Previously, buyers had to obtain a TAN to deposit TDS, which added a layer of complexity and burden to the process. Finance Minister Nirmala Sitharaman announced during her budget speech, “It is proposed to provide that resident individual, or HUF, shall not be required to obtain a tax deduction and collection account number (TAN) to deduct tax at source in respect of any consideration on transfer of any immovable property by non-resident under section 193(2). Instead, the deduction shall be reported by quoting the PAN in the same.”
Experts have welcomed this change, seeing it as a practical improvement for the real estate sector. Archit Gupta, Founder and CEO of ClearTax, stated, “Simplifying NRI property sales is a structural improvement. Allowing resident buyers to deduct TDS without needing a TAN removes major friction in real estate transactions and should help speed up secondary market sales.”
The budget also signals continued support for real estate investment and infrastructure development. Amit Chopra, President of NAR India, noted, “The removal of the TAN requirement for NRI property sales simplifies compliance, while infrastructure spending and initiatives like REITs for monetizing CPSE assets could unlock value and attract institutional capital. However, expectations such as higher home loan interest deductions and revised affordable housing definitions remain unaddressed.”
Chandresh Vithalani, Director at Palladian Partner Advisory Limited, added, “The renewed policy momentum — backed by sustained infrastructure investment and reforms targeting urban expansion — will unlock demand across key micro-markets and support broader investment flows into both residential and commercial segments.”

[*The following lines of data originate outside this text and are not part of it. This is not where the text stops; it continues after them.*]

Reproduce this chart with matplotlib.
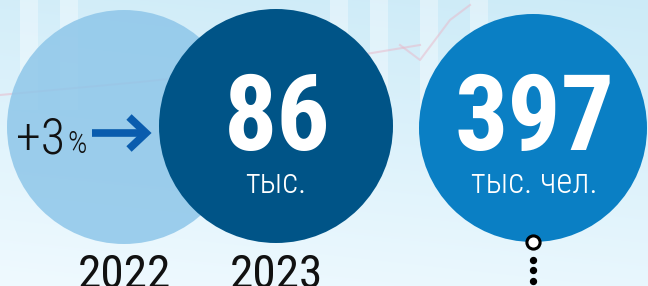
import numpy as np
import matplotlib
matplotlib.use("Agg")
import matplotlib.pyplot as plt
from matplotlib.patches import Circle
from matplotlib import font_manager

# ---- data ----
years = ["2022", "2023"]
growth_label = "+3"
growth_unit = "%"
values = [86, 397]
units = ["тыс.", "тыс. чел."]

names = {f.name for f in font_manager.fontManager.ttflist}
def pick(cands):
    for c in cands:
        if c in names:
            return c
    return "DejaVu Sans"
cond = pick(["Roboto Condensed", "PT Sans Narrow", "Fira Sans Extra Condensed",
             "Fira Sans Condensed", "Oswald"])
cond_light = pick(["Roboto Condensed", "Fira Sans Extra Condensed", "PT Sans Narrow",
                   "Fira Sans Condensed", "Oswald"])

W, H = 648, 286
fig = plt.figure(figsize=(W / 100, H / 100), dpi=100)
ax = fig.add_axes([0, 0, 1, 1])
ax.set_xlim(0, W)
ax.set_ylim(H, 0)
ax.set_aspect("auto")
ax.axis("off")

# background gradient
yy, xx = np.mgrid[0:H, 0:W]
t = np.clip(yy / H * 0.8 + (1 - xx / W) * 0.2, 0, 1)
top = np.array([0.80, 0.92, 0.97])
bot = np.array([0.94, 0.98, 1.0])
img = top[None, None, :] * (1 - t[..., None]) + bot[None, None, :] * t[..., None]
ax.imshow(img, extent=[0, W, H, 0], zorder=0, aspect="auto")
for x0 in [20, 60, 330, 370, 420, 470]:
    ax.fill_between([x0, x0 + 18], [0, 0], [110, 110], color="white", alpha=0.35, zorder=0.5, lw=0)
ax.plot([0, 140, 300, 420], [95, 82, 65, 45], color="#e9b7c8", lw=1.5, alpha=0.5, zorder=0.6)
ax.plot([400, 420, 450, 470], [45, 60, 20, 5], color="#e9b7c8", lw=1.5, alpha=0.5, zorder=0.6)

# circles
ax.add_patch(Circle((124, 127), 117, color="#8ec6e9", alpha=0.85, zorder=1, lw=0))
ax.add_patch(Circle((276, 126), 117, color="#005487", zorder=2, lw=0))
ax.add_patch(Circle((533, 128), 114, color="#0a7fc4", zorder=2, lw=0))

# big numbers
ax.text(277, 150, str(values[0]), ha="center", va="baseline", color="white",
        fontsize=76, fontweight="bold", family=cond, zorder=3)
ax.text(276, 193, units[0], ha="center", va="baseline", color="white",
        fontsize=25, fontweight="light", family=cond_light, zorder=3)
ax.text(535, 150, str(values[1]), ha="center", va="baseline", color="white",
        fontsize=76, fontweight="bold", family=cond, zorder=3)
ax.text(534, 193, units[1], ha="center", va="baseline", color="white",
        fontsize=25, fontweight="light", family=cond_light, zorder=3)

# growth
ax.text(16, 153, growth_label, ha="left", va="baseline", color="#111111",
        fontsize=36, fontweight="light", family=cond_light, zorder=3)
ax.text(67, 153, growth_unit, ha="left", va="baseline", color="#111111",
        fontsize=22, fontweight="light", family=cond_light, zorder=3)
ax.plot([92, 145], [133, 133], color="#0a5cae", lw=5.5, solid_capstyle="butt", zorder=3)
ax.plot([129, 146, 129], [117, 133, 149], color="#0a5cae", lw=5.5,
        solid_joinstyle="miter", solid_capstyle="butt", zorder=3)

# years
ax.text(124, 288, years[0], ha="center", va="baseline", color="#111111",
        fontsize=34, fontweight="normal", family=cond_light, zorder=3)
ax.text(276, 288, years[1], ha="center", va="baseline", color="#111111",
        fontsize=34, fontweight="normal", family=cond_light, zorder=3)

# marker + dots
ax.scatter([533], [242], s=90, facecolor="white", edgecolor="black", linewidth=2.2, zorder=4)
ax.scatter([533, 533, 533], [260, 270, 281], s=18, color="black", zorder=4)

fig.savefig("out.png", dpi=100)
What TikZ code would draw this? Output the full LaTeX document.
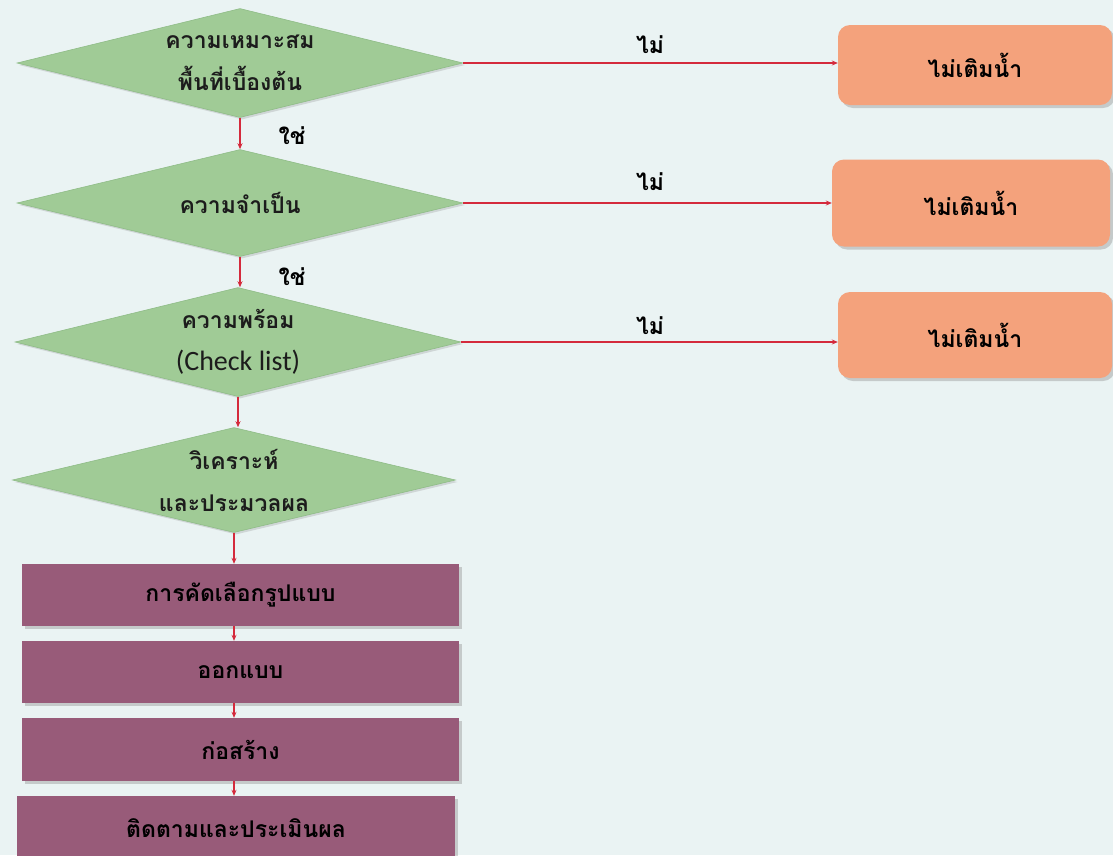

Sandeep Ahuja, Global CEO of Atmosphere Living, highlighted the positive impact on project viability and lender confidence. He said, “Simplifying TDS on non-resident property transactions by removing the TAN requirement meaningfully reduces friction for NRI buyers, strengthening capital flow and long-term investability across hospitality-led real estate markets.”
Nishant Kohli, Founder and CEO of NRI Nivesh, described the budget as “constructive and forward-looking,” emphasizing its focus on simplified compliance and targeted reforms for NRIs, including electronic Nil/Lower TDS certificates and PAN-based compliance.
N Nagabushana Reddy, CEO and Founder of NBR Group, commented, “The Union Budget sends a message of stability and long-term economic intent, which is crucial for the real estate sector. Continued emphasis on infrastructure development, urban connectivity, and capital expenditure will have a strong multiplier effect on housing demand and construction activity. Real estate performs best in an environment of predictability, and this Budget supports exactly that. Overall, it lays a strong foundation for sustainable growth across residential and commercial real estate in the coming year.”
In summary, Budget 2026 aims to reduce compliance hurdles for NRI property transactions, support infrastructure-led real estate demand, and ease capital flow for investors and buyers. These changes are expected to have a positive impact on the real estate market, making it more accessible and attractive for NRIs and other investors.